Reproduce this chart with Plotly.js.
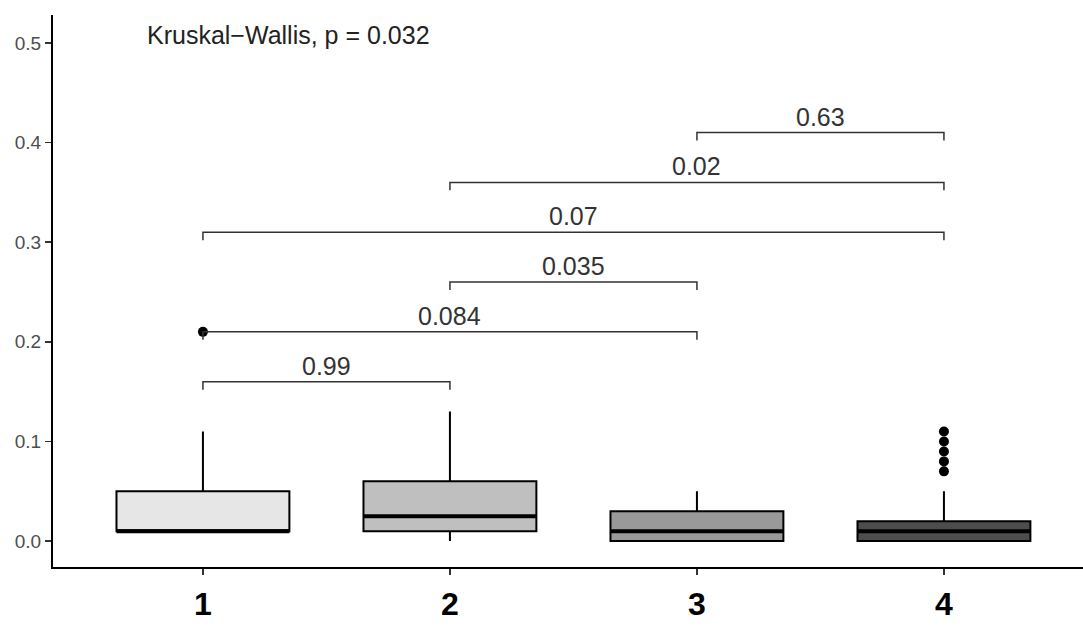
<!DOCTYPE html>
<html>
<head>
<meta charset="utf-8">
<script src="https://cdn.plot.ly/plotly-3.0.1.min.js"></script>
<style>html,body{margin:0;padding:0;background:#fff;}#chart{width:1083px;height:635px;}</style>
</head>
<body>
<div id="chart"></div>
<script>
// ---- data ----
const groups = [1, 2, 3, 4];
const groupLabels = ["1", "2", "3", "4"];
const q1 = [0.01, 0.01, 0.0, 0.0];
const medians = [0.01, 0.025, 0.01, 0.01];
const q3 = [0.05, 0.06, 0.03, 0.02];
const lowerFence = [0.01, 0.0, 0.0, 0.0];
const upperFence = [0.11, 0.13, 0.05, 0.05];
const fills = ["#e6e6e6", "#bfbfbf", "#999999", "#4d4d4d"];
const outlierGroup = [1, 4, 4, 4, 4, 4];
const outlierValue = [0.21, 0.07, 0.08, 0.09, 0.10, 0.11];
// pairwise comparisons
const compFrom = [1, 1, 2, 1, 2, 3];
const compTo = [2, 3, 3, 4, 4, 4];
const compY = [0.16, 0.21, 0.26, 0.31, 0.36, 0.41];
const compP = ["0.99", "0.084", "0.035", "0.07", "0.02", "0.63"];
const kwLabel = "Kruskal\u2212Wallis, p = 0.032";
const yTicks = [0.0, 0.1, 0.2, 0.3, 0.4, 0.5];
const yTickText = ["0.0", "0.1", "0.2", "0.3", "0.4", "0.5"];

// ---- style ----
const boxWidth = 0.7;
const tipLen = 0.008;
const font = "Liberation Sans, Arial, sans-serif";

const traces = [];
groups.forEach((g, i) => {
  traces.push({
    type: "box",
    x: [g],
    q1: [q1[i]], median: [medians[i]], q3: [q3[i]],
    lowerfence: [lowerFence[i]], upperfence: [upperFence[i]],
    width: boxWidth,
    fillcolor: fills[i],
    line: {color: "#000000", width: 2},
    whiskerwidth: 0,
    boxpoints: false,
    hoverinfo: "skip",
    showlegend: false
  });
  // thick median (ggplot fatten)
  traces.push({
    type: "scatter", mode: "lines",
    x: [g - boxWidth / 2, g + boxWidth / 2],
    y: [medians[i], medians[i]],
    line: {color: "#000000", width: 4},
    hoverinfo: "skip", showlegend: false
  });
});

traces.push({
  type: "scatter", mode: "markers",
  x: outlierGroup, y: outlierValue,
  marker: {color: "#000000", size: 10},
  hoverinfo: "skip", showlegend: false
});

const annotations = [];
compFrom.forEach((a, i) => {
  const b = compTo[i];
  const y = compY[i];
  traces.push({
    type: "scatter", mode: "lines",
    x: [a, a, b, b],
    y: [y - tipLen, y, y, y - tipLen],
    line: {color: "#333333", width: 1.5},
    hoverinfo: "skip", showlegend: false
  });
  annotations.push({
    x: (a + b) / 2, y: y, xref: "x", yref: "y",
    text: compP[i], showarrow: false,
    yanchor: "bottom", yshift: 0,
    font: {family: font, size: 25, color: "#333333"}
  });
});

annotations.push({
  x: 0.765, y: 0.508, xref: "x", yref: "y",
  text: kwLabel, showarrow: false,
  xanchor: "left", yanchor: "middle",
  font: {family: font, size: 25, color: "#222222"}
});

const layout = {
  width: 1083, height: 635,
  margin: {l: 53, r: 0, t: 15, b: 68},
  paper_bgcolor: "#ffffff", plot_bgcolor: "#ffffff",
  showlegend: false,
  xaxis: {
    range: [0.393, 4.563],
    tickmode: "array", tickvals: groups, ticktext: groupLabels,
    showgrid: false, zeroline: false,
    showline: true, linecolor: "#000000", linewidth: 2,
    ticks: "outside", ticklen: 6, tickwidth: 1.5, tickcolor: "#333333",
    tickfont: {family: "Liberation Sans Narrow, Arial Narrow, Liberation Sans, sans-serif", size: 32, color: "#000000", weight: "bold"},
    ticklabelstandoff: 2
  },
  yaxis: {
    range: [-0.026, 0.528],
    tickmode: "array", tickvals: yTicks, ticktext: yTickText,
    showgrid: false, zeroline: false,
    showline: true, linecolor: "#000000", linewidth: 2,
    ticks: "outside", ticklen: 6, tickwidth: 1.5, tickcolor: "#333333",
    tickfont: {family: font, size: 19, color: "#4d4d4d"}
  },
  annotations: annotations
};

Plotly.newPlot("chart", traces, layout, {staticPlot: true, displayModeBar: false});
</script>
</body>
</html>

□ □ □

• [DESCRIPTION OF THE TASK]
Leaving the pictures aside, transcribe the entire listing exactly.

• [ANSWER TO THE TASK]
Reproduce this chart with Plotly.js.
<!DOCTYPE html>
<html>
<head>
<meta charset="utf-8">
<script src="https://cdn.plot.ly/plotly-3.0.1.min.js"></script>
<style>html,body{margin:0;padding:0;background:#fff;}#chart{width:1083px;height:635px;}</style>
</head>
<body>
<div id="chart"></div>
<script>
// ---- data ----
const groups = [1, 2, 3, 4];
const groupLabels = ["1", "2", "3", "4"];
const q1 = [0.01, 0.01, 0.0, 0.0];
const medians = [0.01, 0.025, 0.01, 0.01];
const q3 = [0.05, 0.06, 0.03, 0.02];
const lowerFence = [0.01, 0.0, 0.0, 0.0];
const upperFence = [0.11, 0.13, 0.05, 0.05];
const fills = ["#e6e6e6", "#bfbfbf", "#999999", "#4d4d4d"];
const outlierGroup = [1, 4, 4, 4, 4, 4];
const outlierValue = [0.21, 0.07, 0.08, 0.09, 0.10, 0.11];
// pairwise comparisons
const compFrom = [1, 1, 2, 1, 2, 3];
const compTo = [2, 3, 3, 4, 4, 4];
const compY = [0.16, 0.21, 0.26, 0.31, 0.36, 0.41];
const compP = ["0.99", "0.084", "0.035", "0.07", "0.02", "0.63"];
const kwLabel = "Kruskal\u2212Wallis, p = 0.032";
const yTicks = [0.0, 0.1, 0.2, 0.3, 0.4, 0.5];
const yTickText = ["0.0", "0.1", "0.2", "0.3", "0.4", "0.5"];

// ---- style ----
const boxWidth = 0.7;
const tipLen = 0.008;
const font = "Liberation Sans, Arial, sans-serif";

const traces = [];
groups.forEach((g, i) => {
  traces.push({
    type: "box",
    x: [g],
    q1: [q1[i]], median: [medians[i]], q3: [q3[i]],
    lowerfence: [lowerFence[i]], upperfence: [upperFence[i]],
    width: boxWidth,
    fillcolor: fills[i],
    line: {color: "#000000", width: 2},
    whiskerwidth: 0,
    boxpoints: false,
    hoverinfo: "skip",
    showlegend: false
  });
  // thick median (ggplot fatten)
  traces.push({
    type: "scatter", mode: "lines",
    x: [g - boxWidth / 2, g + boxWidth / 2],
    y: [medians[i], medians[i]],
    line: {color: "#000000", width: 4},
    hoverinfo: "skip", showlegend: false
  });
});

traces.push({
  type: "scatter", mode: "markers",
  x: outlierGroup, y: outlierValue,
  marker: {color: "#000000", size: 10},
  hoverinfo: "skip", showlegend: false
});

const annotations = [];
compFrom.forEach((a, i) => {
  const b = compTo[i];
  const y = compY[i];
  traces.push({
    type: "scatter", mode: "lines",
    x: [a, a, b, b],
    y: [y - tipLen, y, y, y - tipLen],
    line: {color: "#333333", width: 1.5},
    hoverinfo: "skip", showlegend: false
  });
  annotations.push({
    x: (a + b) / 2, y: y, xref: "x", yref: "y",
    text: compP[i], showarrow: false,
    yanchor: "bottom", yshift: 0,
    font: {family: font, size: 25, color: "#333333"}
  });
});

annotations.push({
  x: 0.765, y: 0.508, xref: "x", yref: "y",
  text: kwLabel, showarrow: false,
  xanchor: "left", yanchor: "middle",
  font: {family: font, size: 25, color: "#222222"}
});

const layout = {
  width: 1083, height: 635,
  margin: {l: 53, r: 0, t: 15, b: 68},
  paper_bgcolor: "#ffffff", plot_bgcolor: "#ffffff",
  showlegend: false,
  xaxis: {
    range: [0.393, 4.563],
    tickmode: "array", tickvals: groups, ticktext: groupLabels,
    showgrid: false, zeroline: false,
    showline: true, linecolor: "#000000", linewidth: 2,
    ticks: "outside", ticklen: 6, tickwidth: 1.5, tickcolor: "#333333",
    tickfont: {family: "Liberation Sans Narrow, Arial Narrow, Liberation Sans, sans-serif", size: 32, color: "#000000", weight: "bold"},
    ticklabelstandoff: 2
  },
  yaxis: {
    range: [-0.026, 0.528],
    tickmode: "array", tickvals: yTicks, ticktext: yTickText,
    showgrid: false, zeroline: false,
    showline: true, linecolor: "#000000", linewidth: 2,
    ticks: "outside", ticklen: 6, tickwidth: 1.5, tickcolor: "#333333",
    tickfont: {family: font, size: 19, color: "#4d4d4d"}
  },
  annotations: annotations
};

Plotly.newPlot("chart", traces, layout, {staticPlot: true, displayModeBar: false});
</script>
</body>
</html>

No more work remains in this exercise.